Letters to the editor Oct. 27
Mayoral hopefuls
This week, I settled into my armchair and pored over the profiles of our mayoral hopefuls, much like flipping through the old almanacs of my youth — eager for the lay of the land, yet wary of the storms ahead. As a fellow who’s spent decades leaning conservative, I’d be inclined to cast my ballot for Sid Daoud or Kisa Davison. But Sid’s campaign motto leaves me with a sour knot in my stomach.
“Executing the will of the people,” has a certain homespun appeal at first blush. But peel back the layers, and it reveals timidity: a leader who’d rather echo the noisiest demands than chart a course through them. Leaders don’t bend to the angriest corners of the internet, those self-appointed town criers who shout down sense with sheer volume.
Lord knows I’ve tracked Sid Daoud’s past electoral marathons. His garage must sag under the weight of yellowed signs, faded buttons and crumpled flyers from campaigns that went nowhere. I suspect he’s in it more to stir the pot than to claim the prize — scattering confusion and eroding two-party lines. One can’t help but wish he’d channel half that energy into City Council: showing up reliably, not just via Zoom, not flip-flopping with every fresh uproar or ducking uncomfortable votes. That’s not guidance; that’s driftwood masquerading as a rudder.
Worse still is the company he keeps in the shadows — the keyboard warriors lurking in the comments of the Daily Inter Lake and its Facebook kin. They propel him forward with a barrage of low blows: personal jabs at his opponents that sidestep ideas altogether.
If “executing the will of the people” boils down to heeding these shrieking harridans, then I’ll pass. In my years, I’ve learned that genuine leadership calls for a firmer grip and not mistaking vitriol for vision.
— Steve Williams, Kalispell
Experienced leadership
The Nov. 4 election is the first time Kalispell will vote for a new mayor in more than a decade. Flathead County’s need for responsible leadership and careful guidance during its accelerated growth has never been more critical.

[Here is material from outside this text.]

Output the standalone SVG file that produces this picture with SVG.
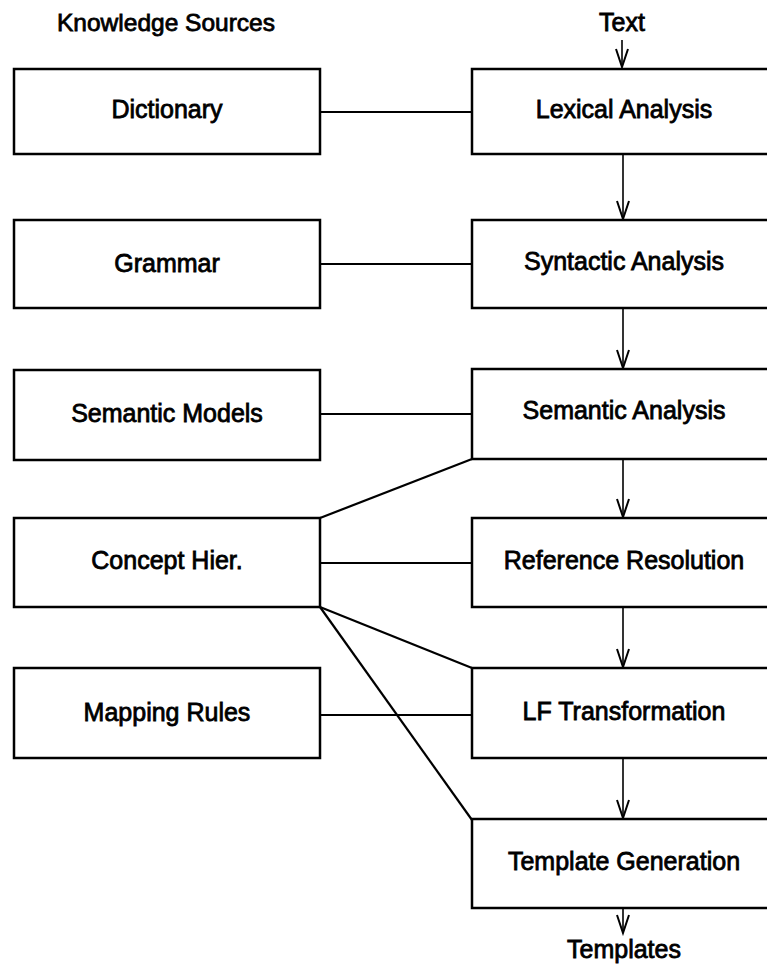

Candidate Sid Daoud promotes himself as the most development-friendly member of the City Council. Yet Daoud recently admitted, “I don’t think we need to go at the accelerated rate that we (Daoud and a deciding number of Council members) were doing before.”
Mayoral candidate Kisa Davison likewise tries to play it both ways. In her Inter Lake profile she claims she is “not afraid to disrupt things a bit.” Although she has no experience relevant to the position she seeks and “dedicates most of her time to her Iron Star residential construction business,” she says she wants to cut “bureaucratic red tape that … hinders housing development.” Such an approach would clearly benefit her own construction business. Yet, as Diane Etter noted in her Oct. 12 letter (Thoughtful Planning) Davison apparently suggested that she would have opposed the controversial Spring Creek development, a position that seems contradictory.
In contrast, Ryan Hunter, mayoral candidate and experienced Council member, is the clear choice to be Kalispell’s next mayor. Hunter has supported developments that expand the variety of housing options our community needs, while consistently opposing those that sprawl into our open spaces or threaten clean water and wildlife habitat. His record demonstrates balanced, thoughtful decision making.
Kalispell deserves transparent, experienced leadership. Look to Ryan Hunter’s track record and his commitment to responsible growth.
— Joseph and Anne Biby, Kalispell
A genuine conservative
As a Kalispell voter, you might vote for Sid Daoud if you want to elect the next Kalispell mayor who:
Is principled on liberty.
Is a genuine conservative.
Is the only Montanan candidate.
Supports the people of Kalispell wanting traffic moving through downtown on U.S. 93 via four lanes, not two.
Is the only veteran candidate.
Understands private property rights.
Will maintain Montana values, not Portland values.
Supports limited and constitutional government.
Is principled on liberty and has the City Council voting record to prove it.
Studies the issues before the Kalispell City Council before casting his vote.
Strives to support the voice of the people of Kalispell, not self-interest.
Is principled on liberty.
Votes against government overreach.
— Susan Manson, Kalispell
The huddled masses
We have moved from, “Give me your tired, your poor, your huddled masses yearning to breathe free,” which is enshrined on the Statue of Liberty, to a nation of, “Get the heck out of here.”
We have changed from being the good guys to being the bad guys. We have changed from a generation of “No one is above the law,” and being the greatest democracy of modern times, to an autocracy where the rich and powerful are above the law and only certain votes count.
It breaks my heart.
And what about, “one nation under God, indivisible, with liberty and justice for all.”
I’m glad that most of my life was within that period of being the great democracy that our country was.
Think about it my friends and neighbors.
Here is the rest of that verse:
“Give me your tired, your poor, your huddled masses yearning to breathe free. The wretched refuse of your teaming shore. Send these, the homeless, tempest-tost to me, I lift my lamp beside the golden door.”
This is what made us great, the huddled masses. Like my great-grandparents. That golden door has slammed shut. I mourn its death.